- [What you have to do] Retype the opening lines of the data exactly, stopping after the line that contains "Chart.register(...registerables);". Skip every picture.
>> START Supplied material
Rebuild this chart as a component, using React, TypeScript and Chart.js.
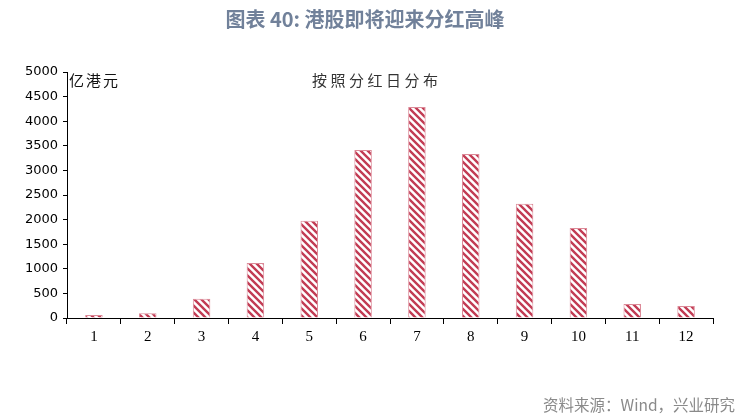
import * as React from 'react';
import { useEffect, useRef } from 'react';
import { Chart, registerables } from 'chart.js';

Chart.register(...registerables);

// 按分红日(月份)分布, 亿港元
const months = ['1', '2', '3', '4', '5', '6', '7', '8', '9', '10', '11', '12'];
const dividends = [60, 95, 390, 1120, 1975, 3415, 4290, 3335, 2320, 1830, 285, 245];
const yMax = 5000;
const yStep = 500;

const titleText = '图表 40: 港股即将迎来分红高峰';
const unitText = '亿港元';
const subtitleText = '按照分红日分布';
const sourceText = '资料来源：Wind，兴业研究';

const makeStripes = () => {
  const s = 7;
  const tile = document.createElement('canvas');
  tile.width = s;
  tile.height = s;
  const c = tile.getContext('2d');
  c.fillStyle = '#ffffff';
  c.fillRect(0, 0, s, s);
  c.strokeStyle = '#c23c54';
  c.lineWidth = 2.4;
  c.beginPath();
  c.moveTo(-1, -1);
  c.lineTo(s + 1, s + 1);
  c.moveTo(-1, s - 1);
  c.lineTo(1, s + 1);
  c.moveTo(s - 1, -1);
  c.lineTo(s + 1, 1);
  c.stroke();
  return c.createPattern(tile, 'repeat');
};

// titles and notes drawn straight on the canvas
const textPlugin = {
  id: 'texts',
  afterDraw: (chart) => {
    const ctx = chart.ctx;
    ctx.save();
    ctx.textBaseline = 'middle';

    ctx.font = 'bold 20px "Noto Sans CJK SC"';
    ctx.fillStyle = '#71819a';
    ctx.textAlign = 'center';
    ctx.fillText(titleText, 365, 19);

    ctx.font = '15px "Noto Sans CJK SC"';
    ctx.textAlign = 'left';
    ctx.fillStyle = '#111';
    (ctx as any).letterSpacing = '2px';
    ctx.fillText(unitText, 69, 80);

    ctx.fillStyle = '#333';
    (ctx as any).letterSpacing = '3.5px';
    ctx.fillText(subtitleText, 312, 80);

    (ctx as any).letterSpacing = '0px';
    ctx.font = '15.5px "Noto Sans CJK SC"';
    ctx.fillStyle = '#8a8a8a';
    ctx.textAlign = 'right';
    ctx.fillText(sourceText, 735, 405);
    ctx.restore();
  }
};

export default function App() {
  const canvasRef = useRef(null);

  useEffect(() => {
    const chart = new Chart(canvasRef.current, {
      type: 'bar',
      data: {
        labels: months,
        datasets: [{
          label: unitText,
          data: dividends,
          backgroundColor: makeStripes(),
          borderColor: '#dc8a98',
          borderWidth: 1,
          barPercentage: 0.65,
          categoryPercentage: 0.5
        }]
      },
      options: {
        animation: false,
        responsive: true,
        maintainAspectRatio: false,
        layout: { padding: { left: 0, right: 43, top: 72, bottom: 0 } },
        plugins: {
          legend: { display: false },
          tooltip: { enabled: false },
          title: { display: false }
        },
        scales: {
          x: {
            offset: true,
            afterFit: (scale) => { scale.height = 101; },
            grid: {
              display: true,
              offset: true,
              drawOnChartArea: false,
              drawTicks: true,
              tickLength: 6,
              color: '#000'
            },
            border: { display: true, color: '#000', width: 1 },
            ticks: {
              padding: 4,
              color: '#000',
              font: { family: '"Liberation Serif"', size: 15 }
            }
          },
          y: {
            min: 0,
            max: yMax,
            afterFit: (scale) => { scale.width = 67; },
            grid: {
              display: true,
              drawOnChartArea: false,
              drawTicks: true,
              tickLength: 4,
              color: '#000'
            },
            border: { display: true, color: '#000', width: 1 },
            ticks: {
              stepSize: yStep,
              padding: 5,
              color: '#000',
              font: { family: '"DejaVu Sans"', size: 13 },
              callback: (value) => `${value}`
            }
          }
        }
      },
      plugins: [textPlugin]
    });
    return () => chart.destroy();
  }, []);

  return <div style={{ position: 'absolute', left: 0, top: 0, width: 756, height: 419, background: '#fff' }}>
    <canvas ref={canvasRef} />
  </div>;
}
>> END Supplied material
- [Exercise output]
Rebuild this chart as a component, using React, TypeScript and Chart.js.
import * as React from 'react';
import { useEffect, useRef } from 'react';
import { Chart, registerables } from 'chart.js';

Chart.register(...registerables);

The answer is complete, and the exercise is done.